Friday 9th June 2023
Poverty debilitates, it crushes hopes, robs you of dignity, makes you vulnerable to exploitation and violence and leads to greater social exclusion with its negative health outcomes. Poverty is not just a mind-set, but a day-to-day reality for all the children we work with. Growing up in poverty will mean you can´t access good education, you will probably live in a home that has no running water, toilet or safe place to sleep. Your home is probably not yours and so are at constant risk of losing it. Children that grow up in poverty and from a single-parent family are far more likely to head to the streets or become members of a local gang.
I certainly know the reality of the world of children living in poverty as that is where I grew up. It was my personal experience as a child who survived by eating plants and fruit from other people´s gardens. I understand the way poverty limits your choices and entices you into thinking that life can never get any better.
Sunday was a great day! I met the four teenage boys I mentor in Santa Faz on the outskirts of Guatemala City and, together with Carlos who now helps me run the group, we began to explore how our thinking determines our behaviour and life choices. It was true, the boys confirmed, that your life will always move in the direction of your most powerful thoughts. The more one thinks about something, the more likely one is to put those thoughts into action.
It was a rather deep session to be honest, but I could see that the boys loved hearing about my own childhood stories of having the voice inside saying “do it” and the voice of reason that makes you consider the consequences of doing it. I am glad that my mistakes and failures can now be used to great effect and can help children understand how their thinking can determine their future.
We finished with the game Spite that the boys did not want to end and asked if we could play it next time we meet. They were happy, had been challenged and had enjoyed their first mentoring session in the new centre in the middle of town.
We are now renting, for just £100 a month, a small shop that is so perfectly situated across from the park and next to the school and police station that only God could have made this happen. The “CasaClub” centre will open more and more as we recruit and train volunteers and are hopeful that we could start a small business there in order to cover the costs of running this.
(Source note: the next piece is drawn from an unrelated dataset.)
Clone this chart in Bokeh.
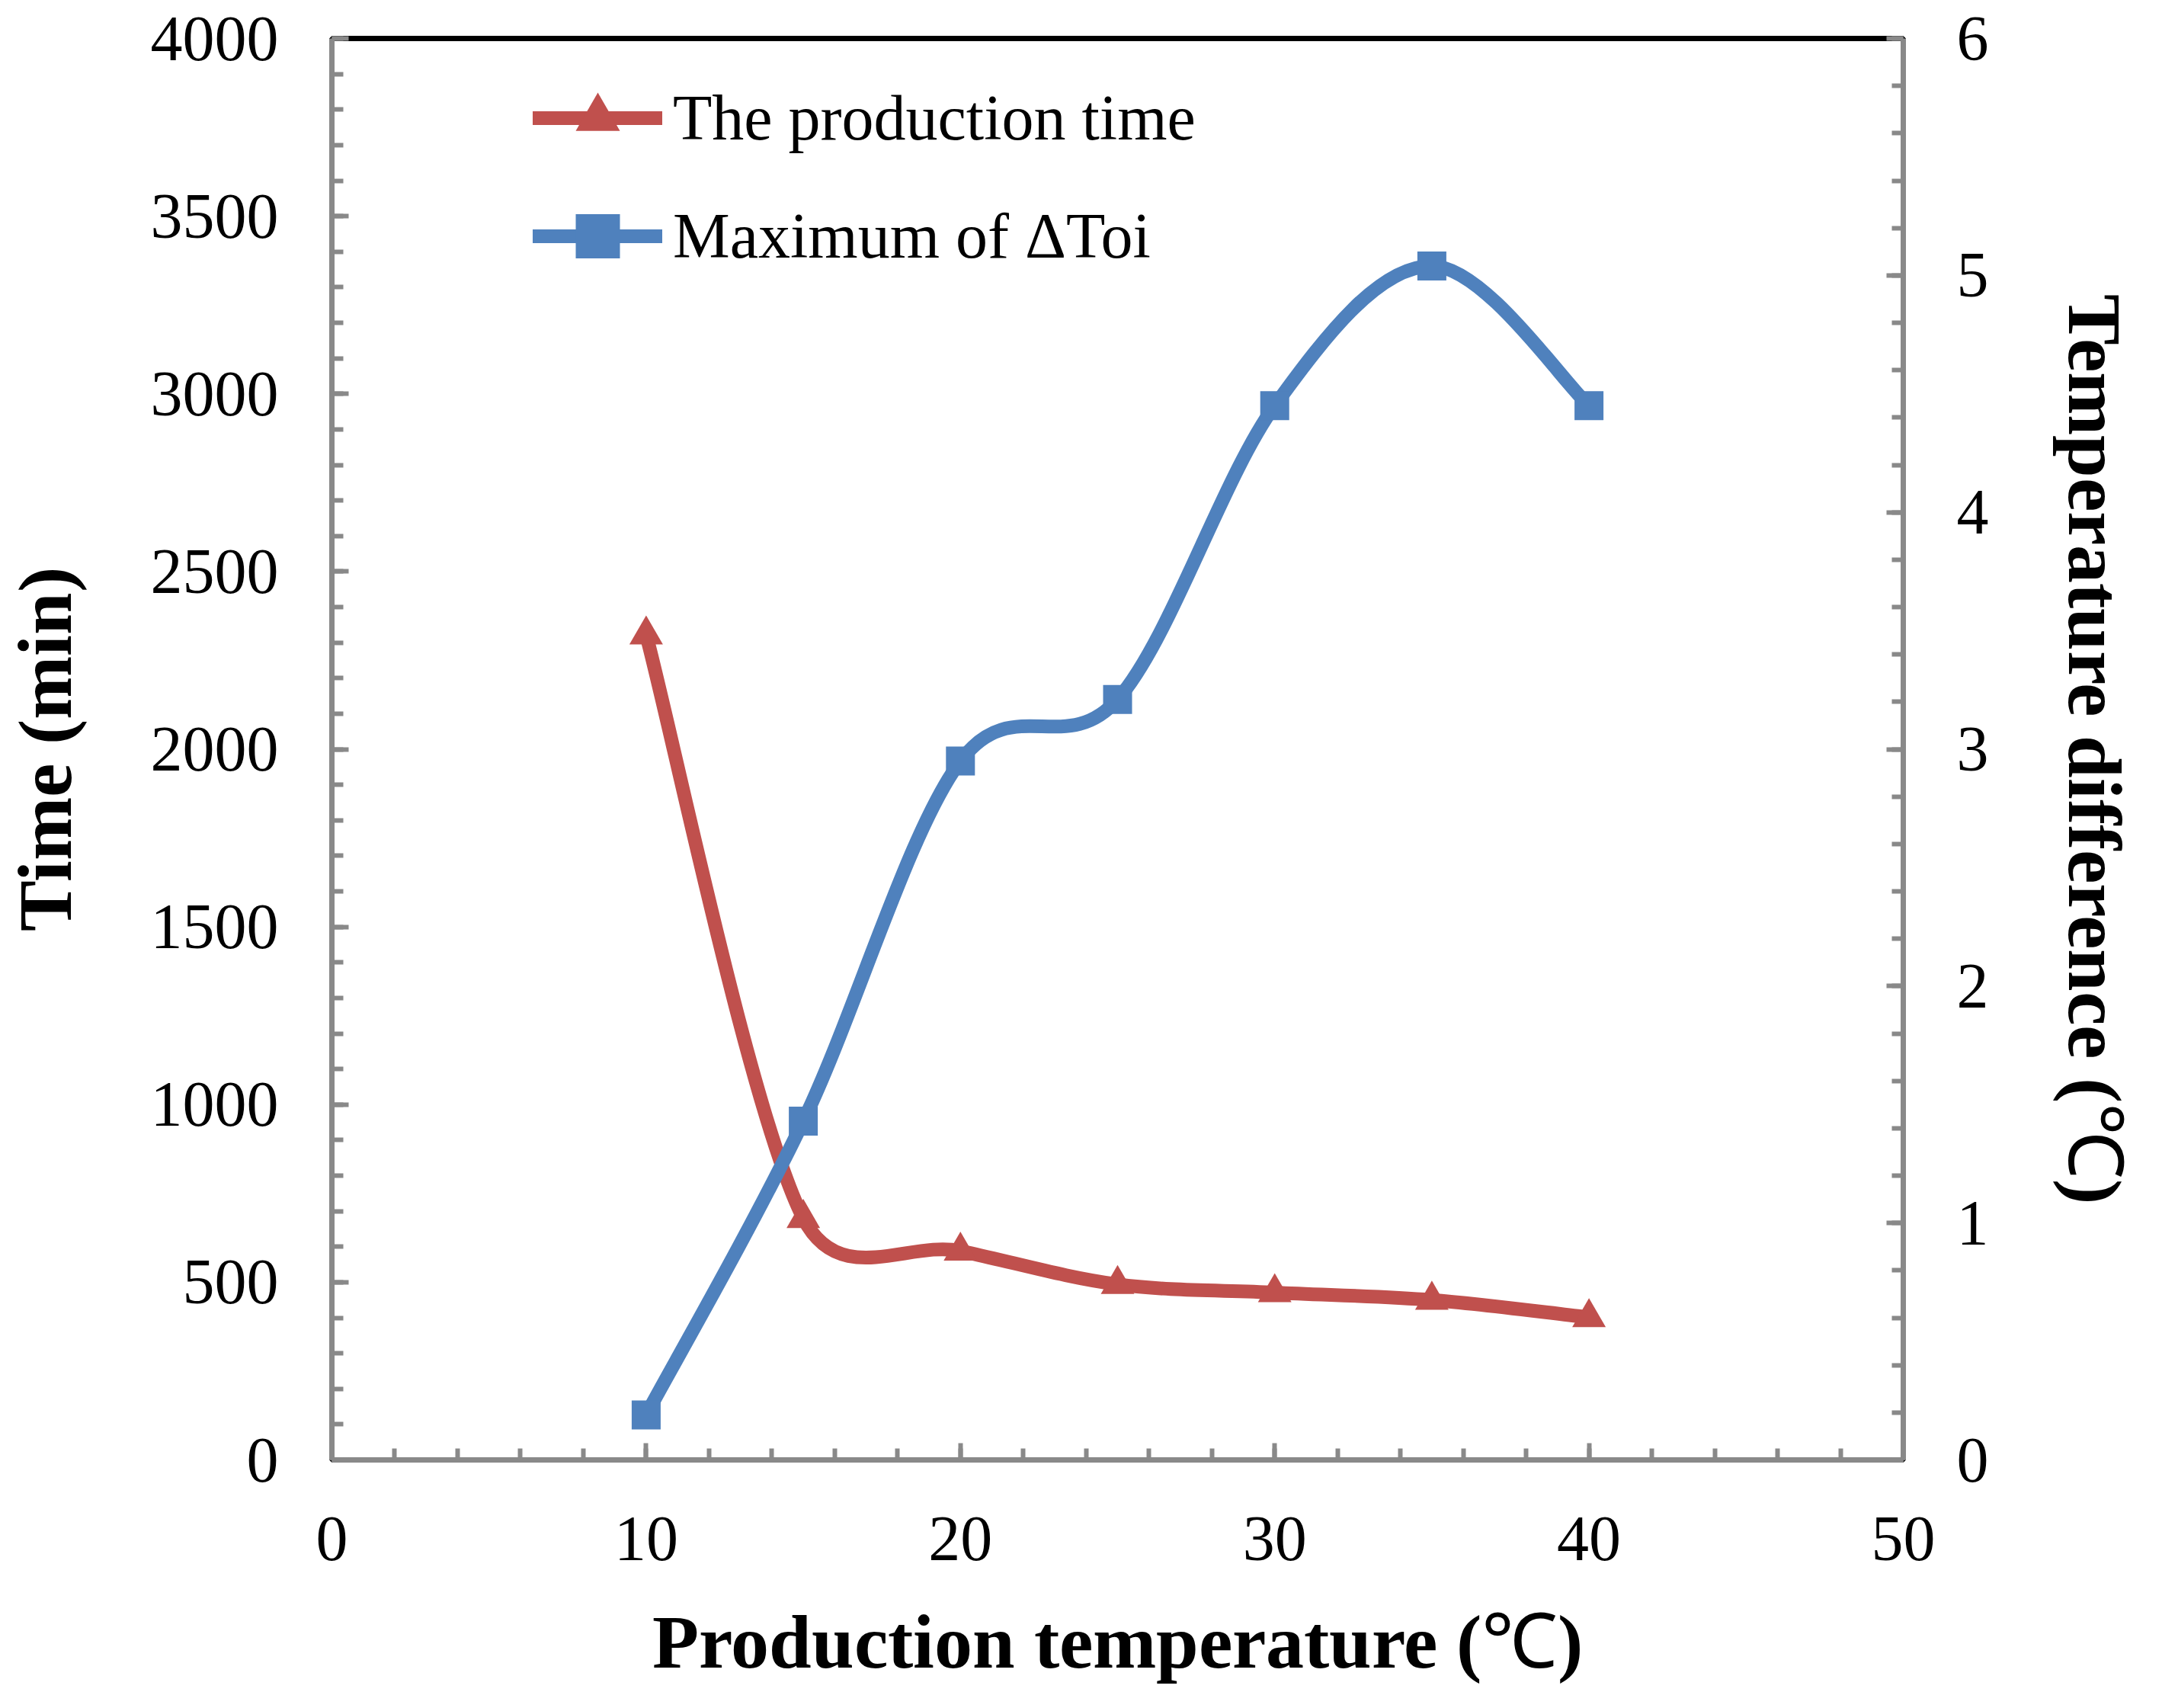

As always, Carlos and I walk the boys to their homes. All have homes that are made of tin and the floor is just dirt and not one has a flushing toilet or running water. But that is all they know and they are happy and just love the weekly sessions and can´t wait till we meet again.
On dropping home one of the boys we meet his little brother on route and I could see his was distressed. He is 10, tiny and is the most at-risk kid we have here due to his high-connection to the street and the local gang. He has never showed much emotion in the time I have known him and keeps a guard up that always seems so impenetrable. Today, however, was different. He was crying and when I stood next to him it was as if years of tears he had pushed down deep came to the surface.
I hugged him and allowed him to cry and tell me what was going on. He is one of the few that has a mum and a dad, even though the mum feels very much like a single parent. Just four hours before meeting him his dad had been arrested and taken to the courthouse and sentenced to an indeterminate time in prison. His world was destroyed and he had to face the fact that things were now going to be different.
We walked him home and his older brother was now in tears and both boys were struggling to know what to feel and what to do. They could not understand why their dad had been arrested and it seemed to be about a permit for him to operate a taxi, something that is rare for someone to be locked-up for here in Guatemala. I knew there would be time to get to the bottom of this, but for now the boys needed support and comfort.
Their mum seemed to be in shock and had gone out to try and find some food for the boys, who hadn´t eaten much all day. Their lives, like all the kids we work with, rely on a daily shop for food depending on what has been earned that day. They have no stock of food in their home, nothing to fall back on if things get difficult. Things are always difficult and Carlos and I could see that we needed to go to the shops and buy them some food for the evening and for breakfast.
Later that evening I ate very little and was concerned for the family and how they were now going to cope. How you feed two growing boys on less than £2 per day I just don´t know. Living in poverty greatly diminishes your choices and places you at the vulnerability of others.
We will do our best to support while they put themselves at the mercy of the local loan sharks in order to raise the £500 needed to pay the fine for their dad to avoid a jail term. Furthermore, the arrest and imprisonment will be recorded and so this will further impede any progress the family wishes to make. The boys will also live with the stigma of their dad being a “criminal” and I know that other children and some adults will shove that in their faces in the coming days.
I hate what poverty does. I hate the way it treats people, crushes them and makes them feel they of no worth. What is does do in further cement my commitment to helping kids living in poverty and at risk of street life. Thank you for reading and for your support of our work here, it means so much more to me today.